A central feature of the exhibition is its engagement with the building’s original cargo staircase, which extends the “cave’s” exit to the rooftop. The large-scale interactive installation Beyond the Cave, positioned on the rooftop, integrates sculpture, found objects, historical imagery, and sound, forming a structure that alludes to how technological encoding renders the digital realm as the ultimate manifestation of the capital-driven cave. The exhibition shifts from the enclosed gallery on the second floor to the open-air rooftop, simulating a journey from Plato’s cave to the “real world.” However, rather than a simple escape from illusion to reality, this transition underscores an entangled system in which different modes of control intersect and reinforce one another. A television screen at the gallery entrance transmits live footage from rooftop surveillance cameras via Wi-Fi, creating a self-contained spatial narrative loop.
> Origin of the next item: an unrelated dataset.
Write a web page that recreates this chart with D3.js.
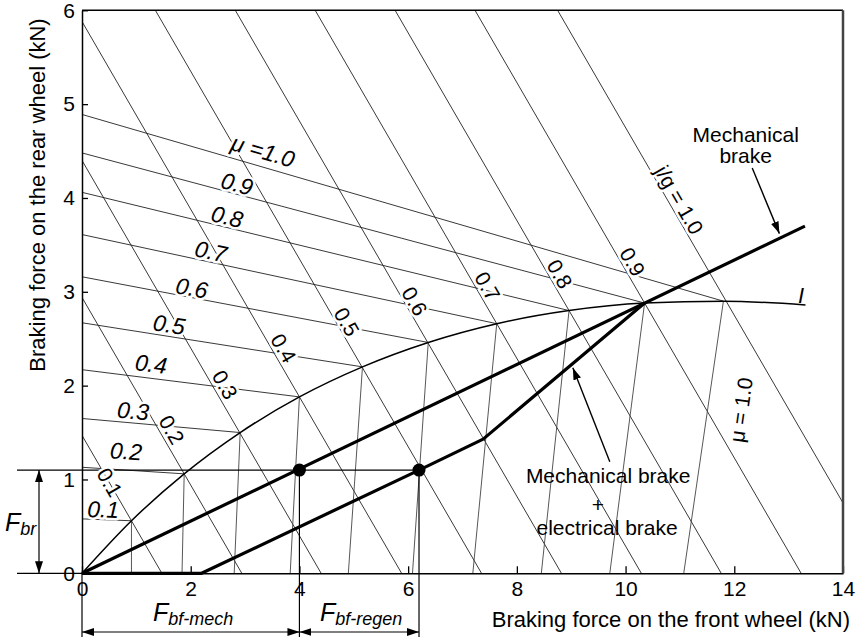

On the second floor, the exhibition presents Gao Lei’s Injection Paintings, an ongoing series in which the artist examines power structures through an unconventional painting technique. Drawing inspiration from the architectural framework of Gothic stained-glass windows, his process unfolds in two key stages: first, constructing a structural framework, and second, systematically filling it—transforming decontextualized everyday objects into sacred symbols infused with ritualistic significance. This approach parallels his previous ready-made installations, in which he devised systemic structures before embedding objects that symbolized hierarchical strata within them. In his paintings, these power structures (the icons) materialize as embossed linear reliefs, akin to the “沥粉堆金” (Embossed Gesso Gilding Technique or Relief Gilding with Paste Engraving) technique used in Ming Dynasty frescoes at Fahai Temple, which reinforced the divine authority of religious imagery. Once the framework is complete, Gao replaces conventional painting tools with a syringe—appropriated from his previous installations and photographic works as a potent symbol of power and control—using it as his sole instrument for pigment application. The labor-intensive process, reminiscent of the meditative construction of Tibetan mandala sand paintings, involves injecting various acrylic pigments—each representing different social classes and identities—forced through the syringe under external pressure, distributing them across the structured framework. This dispersion reflects Pierre Bourdieu’s theory of Distinction, wherein color operates as a chromatic spectrograph of class identity within the mechanisms of cultural capital reproduction.
Beyond its conceptual and material rigor, Gao’s Injection Paintings also serve as an act of self-discipline and endurance—an attempt to reconstruct childhood memories of elementary art education, where the controlled practice of coloring within pre-defined boundaries first introduced him to the rigid structures of visual language.